Screen shot from the Toho film King Kong Escapes, 1967. Lt. Jiro Nomura holds a drawing of a Tunnel dug by King Kong on his remote island home of Mondo. He is showing the drawing to Lt. Susan Watson (Kong's future object of desire) on a submarine in the South Pacific as evidence of Kong's existence.
The image is on screen for 2 seconds and in those 2 seconds that I saw it, I knew I had to do drawings like that.
This is an installation in the Window Box at Box 13 ArtSpace in Houston. 11 feet high x about 23 feet wide. Paint on sheetrock. Tunnel, 2010.
Above is a drawing by the Artist Hector Alonzo Benavides. I saw this drawing last year at the Webb Gallery in Waxahachie, Texas, in the exhibit Texas Gothic. When I first saw it on the gallery wall, I was shocked to see someone had drawn what I thought was the same tunnel I had been drawing. Then I recognized it as Hector's by the amazing, obsessive pen work. You cannot see in this photo detail of the drawing behind glass, but the image is drawn in ball point pen and each one of the gazilion lines is distinct and clear. I recognize the structure of this tunnel as the one that I saw in the Kong movie and the one that I drew repeatedly.

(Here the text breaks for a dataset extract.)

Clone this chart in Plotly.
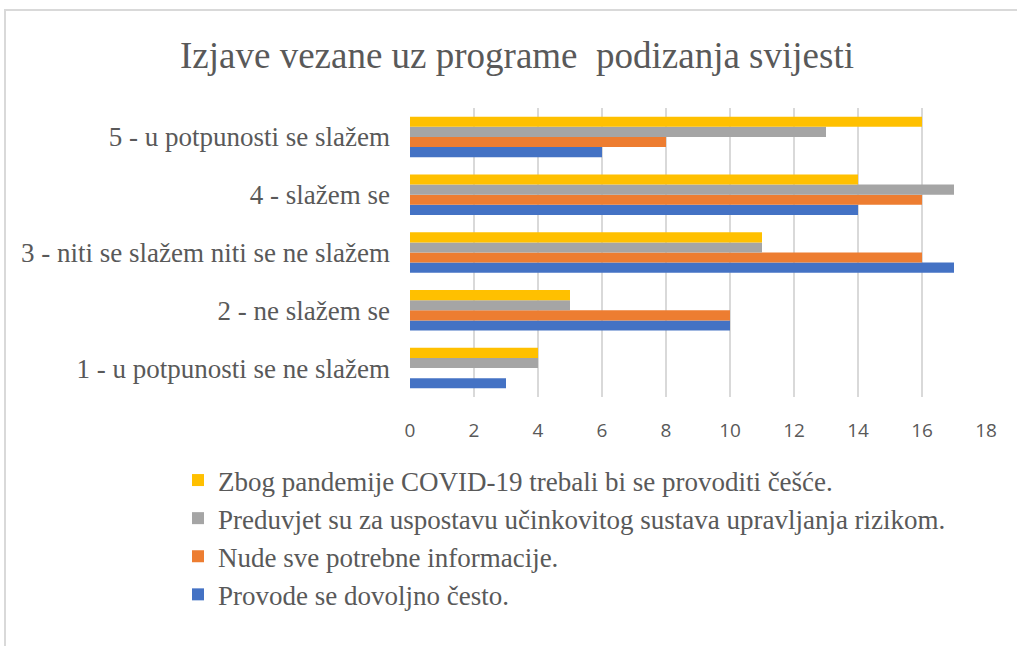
import plotly.graph_objects as go

categories = [
    "1 - u potpunosti se ne slažem",
    "2 - ne slažem se",
    "3 - niti se slažem niti se ne slažem",
    "4 - slažem se",
    "5 - u potpunosti se slažem",
]

series_names = [
    "Provode se dovoljno često.",
    "Nude sve potrebne informacije.",
    "Preduvjet su za uspostavu učinkovitog sustava upravljanja rizikom.",
    "Zbog pandemije COVID-19 trebali bi se provoditi češće.",
]

provode = [3, 10, 17, 14, 6]
nude = [0, 10, 16, 16, 8]
preduvjet = [4, 5, 11, 17, 13]
pandemija = [4, 5, 11, 14, 16]

series_values = [provode, nude, preduvjet, pandemija]
colors = ["#4472C4", "#ED7D31", "#A5A5A5", "#FFC000"]
legend_ranks = [4, 3, 2, 1]

x_ticks = [0, 2, 4, 6, 8, 10, 12, 14, 16, 18]

SERIF = "Liberation Serif, Times New Roman, DejaVu Serif, serif"

fig = go.Figure()
for name, vals, col, rank in zip(series_names, series_values, colors, legend_ranks):
    fig.add_trace(go.Bar(
        y=categories, x=vals, name=name, orientation="h",
        marker=dict(color=col, line=dict(width=0)),
        legendgroup=name, legendrank=rank,
    ))

L, R, T, B = 410, 31, 108, 249
W, H = 1017, 646
pw = W - L - R
ph = H - T - B

def px_x(x):
    return (x - L) / pw

def px_y(y):
    return (H - B - y) / ph

fig.update_layout(
    width=W, height=H,
    margin=dict(l=L, r=R, t=T, b=B, autoexpand=False),
    paper_bgcolor="white", plot_bgcolor="white",
    barmode="group", bargap=0.3, bargroupgap=0,
    title=dict(
        text="Izjave vezane uz programe  podizanja svijesti",
        x=517 / W, xref="container", xanchor="center",
        y=1 - 55 / H, yref="container", yanchor="middle",
        font=dict(family=SERIF, size=37, color="#595959"),
    ),
    legend=dict(
        traceorder="grouped", tracegroupgap=0,
        x=px_x(178), xanchor="left",
        y=px_y(456), yanchor="top",
        font=dict(family=SERIF, size=27, color="#595959"),
        itemwidth=30,
        bgcolor="rgba(0,0,0,0)",
    ),
    xaxis=dict(
        range=[0, 18], tickvals=x_ticks,
        showgrid=True, gridcolor="#D9D9D9", gridwidth=1.5,
        zeroline=False, showline=False, automargin=False,
        tickfont=dict(family="Open Sans", size=19, color="#595959"),
        ticklabelstandoff=20,
    ),
    yaxis=dict(
        categoryorder="array", categoryarray=categories,
        showgrid=False, zeroline=False, automargin=False,
        showline=False,
        tickfont=dict(family=SERIF, size=27, color="#595959"),
        ticklabelstandoff=19,
    ),
    shapes=[
        dict(type="rect", xref="paper", yref="paper",
             x0=px_x(5), x1=px_x(1030), y0=px_y(670), y1=px_y(10),
             line=dict(color="#D9D9D9", width=2), fillcolor="rgba(0,0,0,0)",
             layer="below"),
    ],
)

fig.write_html(
    "out.html",
    config={"displayModeBar": False},
    post_script="document.body.style.margin='0';document.body.style.overflow='hidden';",
)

I'm glad I met Hector before he passed away in 1999. I thought a lot about him while I was doing some large drawings with white india ink on gouache. This is a detail from Tunnel (Return) 33" x 44" (2012) that is at MFA Gallery in Dallas in a show that ends this Sunday, March 4.
There is a video installation in the show titled Abyss.
I first started thinking about drawing tunnels while I was thinking about the abyss and the idea of mise en abyme, a formal trick where an image contains an image of itself and creates a a sequence that repeats infinitely. Like facing two mirrors toward one another.
I messed around with infinity and fell into the abyss, the long tunnel created by the reflections of the reflections
Another show that is about to end is Right to Assemble at Texas State University in San Marcos, Texas. It is a show of collaborative work by artists with studios at BOX 13. I am collaborating with Kathy Kelley on two pieces and Tudor Mitroi on two pieces.
One of the pieces I did with Kathy (image on left), is about 7 feet tall and 4 feet wide. Kathy makes things out of used tires and inner tubes (and other detritus of our civilization). On this piece, I sheetrocked the backside and painted a tunnel with 3 monitors with waterfall video. Kathy's form made me think of a waterfall and the location of the show, San Marcos is significantly located on important sources of water both above and below the ground. The show ends next weekend, March 9, 2012.